PROBLEM TO SOLVE »
Reproduce only the stretch of entries below that begins at the first line and ends at the line holding "from bokeh.core.properties import value".

[A block of data]
:::::

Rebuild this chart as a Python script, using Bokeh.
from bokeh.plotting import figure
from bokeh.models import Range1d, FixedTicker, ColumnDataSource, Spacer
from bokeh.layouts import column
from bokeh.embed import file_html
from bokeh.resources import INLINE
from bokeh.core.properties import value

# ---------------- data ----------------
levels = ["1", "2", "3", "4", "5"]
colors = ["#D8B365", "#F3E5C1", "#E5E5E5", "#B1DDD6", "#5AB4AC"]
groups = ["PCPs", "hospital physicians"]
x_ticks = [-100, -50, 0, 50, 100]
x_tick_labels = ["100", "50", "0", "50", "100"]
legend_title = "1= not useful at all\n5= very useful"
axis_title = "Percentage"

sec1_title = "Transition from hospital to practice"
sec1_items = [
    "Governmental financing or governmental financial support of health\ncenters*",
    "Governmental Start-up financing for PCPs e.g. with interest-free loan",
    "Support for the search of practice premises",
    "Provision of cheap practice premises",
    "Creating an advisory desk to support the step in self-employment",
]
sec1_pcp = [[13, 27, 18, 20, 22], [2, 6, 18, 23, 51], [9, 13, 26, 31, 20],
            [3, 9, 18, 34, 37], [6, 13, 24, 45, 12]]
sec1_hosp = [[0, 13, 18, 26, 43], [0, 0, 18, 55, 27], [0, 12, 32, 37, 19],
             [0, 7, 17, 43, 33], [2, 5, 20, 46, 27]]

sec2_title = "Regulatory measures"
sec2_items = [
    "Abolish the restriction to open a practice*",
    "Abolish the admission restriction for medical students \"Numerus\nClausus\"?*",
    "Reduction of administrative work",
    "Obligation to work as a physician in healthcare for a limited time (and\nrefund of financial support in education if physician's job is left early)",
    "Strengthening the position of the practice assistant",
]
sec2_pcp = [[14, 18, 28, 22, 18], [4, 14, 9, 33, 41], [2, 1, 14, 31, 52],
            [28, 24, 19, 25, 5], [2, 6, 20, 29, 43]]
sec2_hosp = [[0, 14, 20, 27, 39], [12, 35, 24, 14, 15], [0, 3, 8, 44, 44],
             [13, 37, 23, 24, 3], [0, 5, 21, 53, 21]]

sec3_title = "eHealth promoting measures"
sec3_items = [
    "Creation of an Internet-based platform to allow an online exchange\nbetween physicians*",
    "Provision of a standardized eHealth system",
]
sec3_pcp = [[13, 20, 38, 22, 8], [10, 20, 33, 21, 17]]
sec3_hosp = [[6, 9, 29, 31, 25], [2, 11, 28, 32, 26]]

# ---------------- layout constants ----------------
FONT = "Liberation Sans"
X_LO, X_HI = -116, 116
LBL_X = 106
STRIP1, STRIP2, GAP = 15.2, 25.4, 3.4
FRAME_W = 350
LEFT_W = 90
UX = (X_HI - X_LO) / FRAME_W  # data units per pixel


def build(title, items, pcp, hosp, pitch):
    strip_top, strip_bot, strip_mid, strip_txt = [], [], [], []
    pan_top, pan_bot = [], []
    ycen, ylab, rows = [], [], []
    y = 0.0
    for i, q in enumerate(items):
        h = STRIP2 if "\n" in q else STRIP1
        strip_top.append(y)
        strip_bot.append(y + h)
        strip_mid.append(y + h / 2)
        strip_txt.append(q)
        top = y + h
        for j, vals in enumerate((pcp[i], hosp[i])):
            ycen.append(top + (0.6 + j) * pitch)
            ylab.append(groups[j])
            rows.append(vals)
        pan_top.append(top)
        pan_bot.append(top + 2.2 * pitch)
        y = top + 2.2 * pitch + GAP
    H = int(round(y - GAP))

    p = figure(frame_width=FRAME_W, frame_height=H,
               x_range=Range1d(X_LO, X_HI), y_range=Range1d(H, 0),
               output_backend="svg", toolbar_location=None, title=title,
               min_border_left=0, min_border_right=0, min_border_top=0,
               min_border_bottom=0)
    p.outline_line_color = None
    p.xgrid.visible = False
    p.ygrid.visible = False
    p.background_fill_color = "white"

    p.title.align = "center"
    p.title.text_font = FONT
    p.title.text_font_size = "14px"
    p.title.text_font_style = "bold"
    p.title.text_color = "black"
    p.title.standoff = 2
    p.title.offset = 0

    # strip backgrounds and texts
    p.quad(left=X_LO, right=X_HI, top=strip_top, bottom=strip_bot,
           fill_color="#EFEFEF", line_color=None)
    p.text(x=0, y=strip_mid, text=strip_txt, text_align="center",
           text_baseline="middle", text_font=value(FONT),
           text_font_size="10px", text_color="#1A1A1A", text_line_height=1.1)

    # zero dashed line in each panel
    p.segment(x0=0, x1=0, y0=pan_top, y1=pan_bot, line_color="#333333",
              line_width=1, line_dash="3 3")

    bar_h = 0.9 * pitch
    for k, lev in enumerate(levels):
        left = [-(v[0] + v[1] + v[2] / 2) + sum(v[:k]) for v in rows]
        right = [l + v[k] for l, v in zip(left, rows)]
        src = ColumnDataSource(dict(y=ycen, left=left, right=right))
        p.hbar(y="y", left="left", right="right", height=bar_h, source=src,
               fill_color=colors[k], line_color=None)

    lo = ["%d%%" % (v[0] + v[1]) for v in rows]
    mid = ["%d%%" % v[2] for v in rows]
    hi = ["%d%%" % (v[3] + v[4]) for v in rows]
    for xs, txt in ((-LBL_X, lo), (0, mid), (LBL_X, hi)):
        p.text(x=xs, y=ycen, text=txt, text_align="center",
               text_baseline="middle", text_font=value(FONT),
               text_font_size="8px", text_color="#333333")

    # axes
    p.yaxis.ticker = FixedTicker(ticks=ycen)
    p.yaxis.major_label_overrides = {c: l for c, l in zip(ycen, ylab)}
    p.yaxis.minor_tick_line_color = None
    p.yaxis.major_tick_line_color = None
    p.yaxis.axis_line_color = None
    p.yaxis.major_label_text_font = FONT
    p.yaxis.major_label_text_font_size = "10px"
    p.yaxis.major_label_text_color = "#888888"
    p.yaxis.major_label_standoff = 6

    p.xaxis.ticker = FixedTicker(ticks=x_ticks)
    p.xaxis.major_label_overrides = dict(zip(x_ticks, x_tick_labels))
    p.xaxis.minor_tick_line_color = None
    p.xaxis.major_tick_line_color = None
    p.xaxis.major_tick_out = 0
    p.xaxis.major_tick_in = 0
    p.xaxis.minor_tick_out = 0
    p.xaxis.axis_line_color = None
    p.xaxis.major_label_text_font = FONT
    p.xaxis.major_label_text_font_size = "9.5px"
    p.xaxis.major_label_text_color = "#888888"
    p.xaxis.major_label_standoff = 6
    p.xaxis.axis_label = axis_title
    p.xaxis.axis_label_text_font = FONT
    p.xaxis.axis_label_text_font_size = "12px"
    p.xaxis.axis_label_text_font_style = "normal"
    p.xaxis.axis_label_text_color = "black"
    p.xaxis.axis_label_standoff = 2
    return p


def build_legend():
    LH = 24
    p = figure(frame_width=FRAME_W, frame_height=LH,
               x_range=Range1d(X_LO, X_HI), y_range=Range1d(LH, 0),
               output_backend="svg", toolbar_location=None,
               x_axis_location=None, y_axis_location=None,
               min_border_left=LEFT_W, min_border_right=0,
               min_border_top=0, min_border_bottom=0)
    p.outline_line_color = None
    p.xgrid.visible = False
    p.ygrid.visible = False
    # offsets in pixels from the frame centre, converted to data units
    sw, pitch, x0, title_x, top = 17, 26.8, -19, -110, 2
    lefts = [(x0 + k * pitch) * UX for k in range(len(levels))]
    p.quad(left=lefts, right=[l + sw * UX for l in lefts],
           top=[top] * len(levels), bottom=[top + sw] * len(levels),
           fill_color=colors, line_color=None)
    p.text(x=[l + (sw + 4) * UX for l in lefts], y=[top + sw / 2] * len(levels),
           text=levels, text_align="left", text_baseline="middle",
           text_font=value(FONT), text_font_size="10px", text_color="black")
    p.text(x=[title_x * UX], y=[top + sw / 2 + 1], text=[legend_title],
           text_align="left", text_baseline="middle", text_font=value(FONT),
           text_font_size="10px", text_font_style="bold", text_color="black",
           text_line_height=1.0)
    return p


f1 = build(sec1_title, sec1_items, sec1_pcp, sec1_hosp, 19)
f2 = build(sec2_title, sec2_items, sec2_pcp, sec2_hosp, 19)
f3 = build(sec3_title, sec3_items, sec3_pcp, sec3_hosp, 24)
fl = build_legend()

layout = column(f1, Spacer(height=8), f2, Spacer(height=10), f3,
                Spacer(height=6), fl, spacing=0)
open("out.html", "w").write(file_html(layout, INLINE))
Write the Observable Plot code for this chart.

:::::

FINISHED EXERCISE »
Rebuild this chart as a Python script, using Bokeh.
from bokeh.plotting import figure
from bokeh.models import Range1d, FixedTicker, ColumnDataSource, Spacer
from bokeh.layouts import column
from bokeh.embed import file_html
from bokeh.resources import INLINE
from bokeh.core.properties import value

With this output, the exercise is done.